Duration 2.29

Raskado Fallcastle was a retired ship's navigator turned Suffolk farmer, who privately invented maps from the black and white hides of his dairy herd. The Easter before the Violent Unknown Event, while staying with his sister-in-law in the Golden Valley near Hereford, Raskado met Gandy Ova, a cartographer employed by the Ornithological Society to plot the distribution of owls in the Black Mountains. Raskado and Gandy exchanged maps.
At 11:41 on the evening of the VUE, Raskado and Gandy Ova were standing together under a hot shower in a caravan-site wash-house on land owned by Raskado's sister-in-law. The following morning, Gandy Ova's body, covered in red and white blotches, was found on the wash-house forecourt and the local police accused Raskado of murder by scalding.
The police confiscated the cow maps as evidence, and refused bail, Raskado was held in custody for seven days before the full details of the VUE were known. The imprisonment, the bereavement, a sense of guilt and rapidly developing VUE symptoms of deafness and nausea, unbalanced Raskado's mind. On his release he bought a rifle, slaughtered his dairy herd and tarred out the white patches on their hides.
With the money from the knacker's yard, Raskado bought building materials and attempted to reconstruct the Herefordshire wash-house on his Suffolk property as a memorial to Gandy Ova. Then, learning of the Theory of the Responsibility of Birds, Raskado bought a shotgun and two untrained retrievers and began a vigorous campaign of ornithological slaughter, incinerating the bird corpses every Friday night in the reconstructed wash-house.
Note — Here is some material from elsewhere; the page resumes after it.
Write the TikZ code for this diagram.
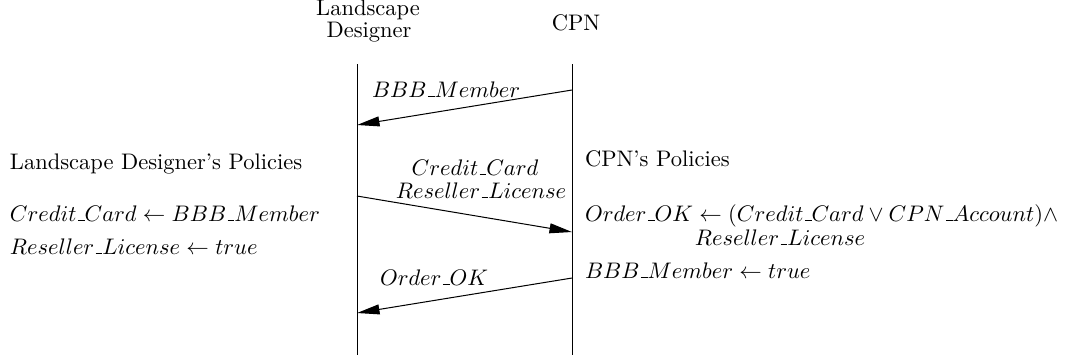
\documentclass[tikz,border=0pt]{standalone}
\usetikzlibrary{arrows.meta}
\newcommand{\usc}{\kern.06em\vbox{\hrule width.3em}}
\begin{document}
\begin{tikzpicture}[x=0.4444pt,y=-0.4444pt,
  txt/.style={inner sep=0pt,outer sep=0pt,font=\normalsize},
  life/.style={line width=0.45pt},
  msg/.style={line width=0.45pt,-{Triangle[length=10pt,width=4.4pt]}}]
\useasboundingbox (0,0) rectangle (1065,360);
% headers
\node[txt,anchor=base] (h1a) at (368,15) {Landscape};
\node[txt,anchor=base] (h1b) at (369,37) {Designer};
\node[txt,anchor=base] (h2) at (576,30) {CPN};
% lifelines
\coordinate (ldtop) at (357,64);
\coordinate (ldbot) at (357,355);
\coordinate (cptop) at (572,64);
\coordinate (cpbot) at (572,355);
\draw[life] (ldtop) -- (ldbot);
\draw[life] (cptop) -- (cpbot);
% message endpoints
\coordinate (m1s) at (572,90);
\coordinate (m1e) at (357,125);
\coordinate (m2s) at (357,196);
\coordinate (m2e) at (572,232);
\coordinate (m3s) at (572,278);
\coordinate (m3e) at (357,313);
\draw[msg] (m1s) -- (m1e);
\draw[msg] (m2s) -- (m2e);
\draw[msg] (m3s) -- (m3e);
% message labels
\node[txt,anchor=base west] (l1) at (372,97) {$BBB\usc Member$};
\node[txt,anchor=base] (l2a) at (475,175) {$Credit\usc Card$};
\node[txt,anchor=base] (l2b) at (481,198) {$Reseller\usc License$};
\node[txt,anchor=base west] (l3) at (380,285) {$Order\usc OK$};
% left policies
\node[txt,anchor=base west] (lp0) at (10,169) {Landscape Designer's Policies};
\node[txt,anchor=base west] (lp1) at (10,221) {$Credit\usc Card \leftarrow BBB\usc Member$};
\node[txt,anchor=base west] (lp2) at (10,254) {$Reseller\usc License \leftarrow true$};
% right policies
\node[txt,anchor=base west] (rp0) at (585,166) {CPN's Policies};
\node[txt,anchor=base west] (rp1) at (585,221) {$Order\usc OK \leftarrow (Credit\usc Card \vee CPN\usc Account) \wedge$};
\node[txt,anchor=base] (rp1b) at (780,245) {$Reseller\usc License$};
\node[txt,anchor=base west] (rp2) at (585,278) {$BBB\usc Member \leftarrow true$};
\end{tikzpicture}
\end{document}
When the police began circulating his photograph, Raskado abandonded his farm and found his way to the bird sanctuary at Minsmere to continue his onslaught. After three days of mayhem, Raskado took the cow maps, a suitcase of clothes Ova had taken off in the shower-house and a can of petrol, and he burnt himself to death in a bird hide in a marsh overlooking the sea.